→ **Task instructions**: The listing below should be printed exactly, every line of it. Skip the pictures.

→ **Source excerpt**:

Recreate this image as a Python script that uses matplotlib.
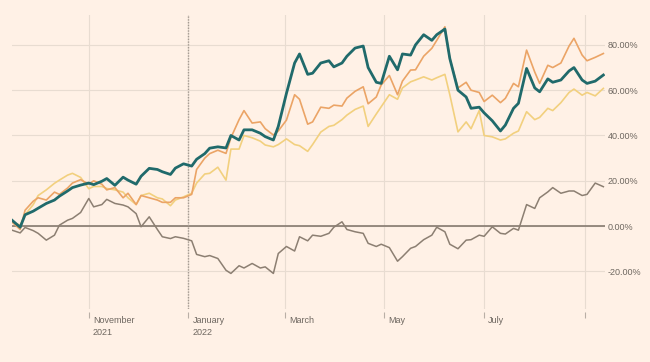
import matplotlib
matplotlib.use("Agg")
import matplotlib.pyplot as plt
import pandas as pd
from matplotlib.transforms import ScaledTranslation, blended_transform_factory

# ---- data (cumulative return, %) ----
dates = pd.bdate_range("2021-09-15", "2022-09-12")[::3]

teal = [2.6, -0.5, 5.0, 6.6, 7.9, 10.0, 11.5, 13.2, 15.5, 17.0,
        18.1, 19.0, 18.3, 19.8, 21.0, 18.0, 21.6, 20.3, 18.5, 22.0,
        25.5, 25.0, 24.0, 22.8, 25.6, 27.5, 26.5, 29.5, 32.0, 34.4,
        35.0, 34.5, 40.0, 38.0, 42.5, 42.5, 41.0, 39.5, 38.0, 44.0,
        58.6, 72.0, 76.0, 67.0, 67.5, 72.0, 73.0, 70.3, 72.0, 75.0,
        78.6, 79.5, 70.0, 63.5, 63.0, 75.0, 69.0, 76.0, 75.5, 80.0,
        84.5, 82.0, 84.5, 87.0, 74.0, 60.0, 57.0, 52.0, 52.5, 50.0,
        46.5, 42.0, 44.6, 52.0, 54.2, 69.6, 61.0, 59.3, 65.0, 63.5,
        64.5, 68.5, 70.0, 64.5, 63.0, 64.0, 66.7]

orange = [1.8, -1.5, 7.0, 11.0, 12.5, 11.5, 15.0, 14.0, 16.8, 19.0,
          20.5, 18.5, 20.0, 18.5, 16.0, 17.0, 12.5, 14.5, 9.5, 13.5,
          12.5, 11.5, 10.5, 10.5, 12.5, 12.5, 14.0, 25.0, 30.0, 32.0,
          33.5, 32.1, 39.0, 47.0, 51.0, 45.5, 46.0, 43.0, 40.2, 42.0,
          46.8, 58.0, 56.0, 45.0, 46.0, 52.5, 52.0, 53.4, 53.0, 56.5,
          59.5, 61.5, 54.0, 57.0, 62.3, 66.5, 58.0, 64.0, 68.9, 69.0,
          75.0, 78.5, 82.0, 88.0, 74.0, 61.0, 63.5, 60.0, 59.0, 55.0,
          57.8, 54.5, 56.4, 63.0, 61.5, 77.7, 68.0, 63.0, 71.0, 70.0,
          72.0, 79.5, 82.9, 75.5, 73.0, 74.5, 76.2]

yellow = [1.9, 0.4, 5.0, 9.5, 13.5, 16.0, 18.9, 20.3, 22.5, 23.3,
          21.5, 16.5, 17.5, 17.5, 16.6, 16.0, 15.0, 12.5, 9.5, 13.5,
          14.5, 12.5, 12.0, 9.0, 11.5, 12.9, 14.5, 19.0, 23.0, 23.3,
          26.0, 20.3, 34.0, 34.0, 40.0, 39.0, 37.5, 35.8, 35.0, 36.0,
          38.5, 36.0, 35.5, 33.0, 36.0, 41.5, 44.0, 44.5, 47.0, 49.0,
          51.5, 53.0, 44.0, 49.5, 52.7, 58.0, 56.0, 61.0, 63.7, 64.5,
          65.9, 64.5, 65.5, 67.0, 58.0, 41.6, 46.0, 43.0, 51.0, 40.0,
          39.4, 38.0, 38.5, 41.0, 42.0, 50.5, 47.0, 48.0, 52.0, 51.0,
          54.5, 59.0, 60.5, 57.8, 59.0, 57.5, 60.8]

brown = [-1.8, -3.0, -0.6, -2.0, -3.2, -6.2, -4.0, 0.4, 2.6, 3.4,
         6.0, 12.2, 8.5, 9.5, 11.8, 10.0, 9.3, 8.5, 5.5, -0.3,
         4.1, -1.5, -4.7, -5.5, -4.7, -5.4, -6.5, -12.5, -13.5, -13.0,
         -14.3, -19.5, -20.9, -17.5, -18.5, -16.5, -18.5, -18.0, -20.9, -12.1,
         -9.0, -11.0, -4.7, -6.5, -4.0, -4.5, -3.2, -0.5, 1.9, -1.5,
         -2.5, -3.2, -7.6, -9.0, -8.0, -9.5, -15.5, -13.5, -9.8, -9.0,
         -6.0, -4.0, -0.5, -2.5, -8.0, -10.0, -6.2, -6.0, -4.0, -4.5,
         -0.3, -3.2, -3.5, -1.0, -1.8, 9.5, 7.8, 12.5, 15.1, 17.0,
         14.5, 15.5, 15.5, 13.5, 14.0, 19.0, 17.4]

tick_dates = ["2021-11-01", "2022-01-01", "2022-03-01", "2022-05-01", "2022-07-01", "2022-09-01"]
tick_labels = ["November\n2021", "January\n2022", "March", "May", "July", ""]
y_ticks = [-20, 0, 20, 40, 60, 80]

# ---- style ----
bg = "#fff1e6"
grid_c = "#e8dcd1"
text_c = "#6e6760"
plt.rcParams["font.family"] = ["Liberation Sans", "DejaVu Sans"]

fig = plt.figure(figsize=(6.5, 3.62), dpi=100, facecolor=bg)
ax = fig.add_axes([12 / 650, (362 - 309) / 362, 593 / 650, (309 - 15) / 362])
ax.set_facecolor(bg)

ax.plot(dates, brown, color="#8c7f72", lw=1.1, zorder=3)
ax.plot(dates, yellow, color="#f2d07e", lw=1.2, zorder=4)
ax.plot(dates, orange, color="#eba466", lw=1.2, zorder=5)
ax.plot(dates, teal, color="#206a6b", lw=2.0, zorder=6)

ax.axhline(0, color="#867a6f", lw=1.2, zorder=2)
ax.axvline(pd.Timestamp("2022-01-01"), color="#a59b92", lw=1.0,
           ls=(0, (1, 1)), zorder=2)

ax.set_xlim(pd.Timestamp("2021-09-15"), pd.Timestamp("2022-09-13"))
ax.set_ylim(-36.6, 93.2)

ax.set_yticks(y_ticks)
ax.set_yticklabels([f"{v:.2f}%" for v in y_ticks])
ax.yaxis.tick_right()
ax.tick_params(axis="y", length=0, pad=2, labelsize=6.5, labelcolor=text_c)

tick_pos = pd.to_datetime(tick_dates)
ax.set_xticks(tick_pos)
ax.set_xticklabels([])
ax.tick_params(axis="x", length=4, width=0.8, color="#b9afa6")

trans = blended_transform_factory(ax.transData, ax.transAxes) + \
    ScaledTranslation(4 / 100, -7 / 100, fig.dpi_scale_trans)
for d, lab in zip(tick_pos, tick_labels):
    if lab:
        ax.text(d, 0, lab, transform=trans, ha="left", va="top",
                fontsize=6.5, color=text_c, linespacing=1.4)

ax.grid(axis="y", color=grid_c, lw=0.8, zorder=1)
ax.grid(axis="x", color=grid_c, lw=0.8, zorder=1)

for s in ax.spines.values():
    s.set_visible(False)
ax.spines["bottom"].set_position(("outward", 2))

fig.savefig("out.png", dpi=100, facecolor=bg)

→ **Problem solution**:
Recreate this image as a Python script that uses matplotlib.
import matplotlib
matplotlib.use("Agg")
import matplotlib.pyplot as plt
import pandas as pd
from matplotlib.transforms import ScaledTranslation, blended_transform_factory

# ---- data (cumulative return, %) ----
dates = pd.bdate_range("2021-09-15", "2022-09-12")[::3]

teal = [2.6, -0.5, 5.0, 6.6, 7.9, 10.0, 11.5, 13.2, 15.5, 17.0,
        18.1, 19.0, 18.3, 19.8, 21.0, 18.0, 21.6, 20.3, 18.5, 22.0,
        25.5, 25.0, 24.0, 22.8, 25.6, 27.5, 26.5, 29.5, 32.0, 34.4,
        35.0, 34.5, 40.0, 38.0, 42.5, 42.5, 41.0, 39.5, 38.0, 44.0,
        58.6, 72.0, 76.0, 67.0, 67.5, 72.0, 73.0, 70.3, 72.0, 75.0,
        78.6, 79.5, 70.0, 63.5, 63.0, 75.0, 69.0, 76.0, 75.5, 80.0,
        84.5, 82.0, 84.5, 87.0, 74.0, 60.0, 57.0, 52.0, 52.5, 50.0,
        46.5, 42.0, 44.6, 52.0, 54.2, 69.6, 61.0, 59.3, 65.0, 63.5,
        64.5, 68.5, 70.0, 64.5, 63.0, 64.0, 66.7]

orange = [1.8, -1.5, 7.0, 11.0, 12.5, 11.5, 15.0, 14.0, 16.8, 19.0,
          20.5, 18.5, 20.0, 18.5, 16.0, 17.0, 12.5, 14.5, 9.5, 13.5,
          12.5, 11.5, 10.5, 10.5, 12.5, 12.5, 14.0, 25.0, 30.0, 32.0,
          33.5, 32.1, 39.0, 47.0, 51.0, 45.5, 46.0, 43.0, 40.2, 42.0,
          46.8, 58.0, 56.0, 45.0, 46.0, 52.5, 52.0, 53.4, 53.0, 56.5,
          59.5, 61.5, 54.0, 57.0, 62.3, 66.5, 58.0, 64.0, 68.9, 69.0,
          75.0, 78.5, 82.0, 88.0, 74.0, 61.0, 63.5, 60.0, 59.0, 55.0,
          57.8, 54.5, 56.4, 63.0, 61.5, 77.7, 68.0, 63.0, 71.0, 70.0,
          72.0, 79.5, 82.9, 75.5, 73.0, 74.5, 76.2]

yellow = [1.9, 0.4, 5.0, 9.5, 13.5, 16.0, 18.9, 20.3, 22.5, 23.3,
          21.5, 16.5, 17.5, 17.5, 16.6, 16.0, 15.0, 12.5, 9.5, 13.5,
          14.5, 12.5, 12.0, 9.0, 11.5, 12.9, 14.5, 19.0, 23.0, 23.3,
          26.0, 20.3, 34.0, 34.0, 40.0, 39.0, 37.5, 35.8, 35.0, 36.0,
          38.5, 36.0, 35.5, 33.0, 36.0, 41.5, 44.0, 44.5, 47.0, 49.0,
          51.5, 53.0, 44.0, 49.5, 52.7, 58.0, 56.0, 61.0, 63.7, 64.5,
          65.9, 64.5, 65.5, 67.0, 58.0, 41.6, 46.0, 43.0, 51.0, 40.0,
          39.4, 38.0, 38.5, 41.0, 42.0, 50.5, 47.0, 48.0, 52.0, 51.0,
          54.5, 59.0, 60.5, 57.8, 59.0, 57.5, 60.8]

brown = [-1.8, -3.0, -0.6, -2.0, -3.2, -6.2, -4.0, 0.4, 2.6, 3.4,
         6.0, 12.2, 8.5, 9.5, 11.8, 10.0, 9.3, 8.5, 5.5, -0.3,
         4.1, -1.5, -4.7, -5.5, -4.7, -5.4, -6.5, -12.5, -13.5, -13.0,
         -14.3, -19.5, -20.9, -17.5, -18.5, -16.5, -18.5, -18.0, -20.9, -12.1,
         -9.0, -11.0, -4.7, -6.5, -4.0, -4.5, -3.2, -0.5, 1.9, -1.5,
         -2.5, -3.2, -7.6, -9.0, -8.0, -9.5, -15.5, -13.5, -9.8, -9.0,
         -6.0, -4.0, -0.5, -2.5, -8.0, -10.0, -6.2, -6.0, -4.0, -4.5,
         -0.3, -3.2, -3.5, -1.0, -1.8, 9.5, 7.8, 12.5, 15.1, 17.0,
         14.5, 15.5, 15.5, 13.5, 14.0, 19.0, 17.4]

tick_dates = ["2021-11-01", "2022-01-01", "2022-03-01", "2022-05-01", "2022-07-01", "2022-09-01"]
tick_labels = ["November\n2021", "January\n2022", "March", "May", "July", ""]
y_ticks = [-20, 0, 20, 40, 60, 80]

# ---- style ----
bg = "#fff1e6"
grid_c = "#e8dcd1"
text_c = "#6e6760"
plt.rcParams["font.family"] = ["Liberation Sans", "DejaVu Sans"]

fig = plt.figure(figsize=(6.5, 3.62), dpi=100, facecolor=bg)
ax = fig.add_axes([12 / 650, (362 - 309) / 362, 593 / 650, (309 - 15) / 362])
ax.set_facecolor(bg)

ax.plot(dates, brown, color="#8c7f72", lw=1.1, zorder=3)
ax.plot(dates, yellow, color="#f2d07e", lw=1.2, zorder=4)
ax.plot(dates, orange, color="#eba466", lw=1.2, zorder=5)
ax.plot(dates, teal, color="#206a6b", lw=2.0, zorder=6)

ax.axhline(0, color="#867a6f", lw=1.2, zorder=2)
ax.axvline(pd.Timestamp("2022-01-01"), color="#a59b92", lw=1.0,
           ls=(0, (1, 1)), zorder=2)

ax.set_xlim(pd.Timestamp("2021-09-15"), pd.Timestamp("2022-09-13"))
ax.set_ylim(-36.6, 93.2)

ax.set_yticks(y_ticks)
ax.set_yticklabels([f"{v:.2f}%" for v in y_ticks])
ax.yaxis.tick_right()
ax.tick_params(axis="y", length=0, pad=2, labelsize=6.5, labelcolor=text_c)

tick_pos = pd.to_datetime(tick_dates)
ax.set_xticks(tick_pos)
ax.set_xticklabels([])
ax.tick_params(axis="x", length=4, width=0.8, color="#b9afa6")

trans = blended_transform_factory(ax.transData, ax.transAxes) + \
    ScaledTranslation(4 / 100, -7 / 100, fig.dpi_scale_trans)
for d, lab in zip(tick_pos, tick_labels):
    if lab:
        ax.text(d, 0, lab, transform=trans, ha="left", va="top",
                fontsize=6.5, color=text_c, linespacing=1.4)

ax.grid(axis="y", color=grid_c, lw=0.8, zorder=1)
ax.grid(axis="x", color=grid_c, lw=0.8, zorder=1)

for s in ax.spines.values():
    s.set_visible(False)
ax.spines["bottom"].set_position(("outward", 2))

fig.savefig("out.png", dpi=100, facecolor=bg)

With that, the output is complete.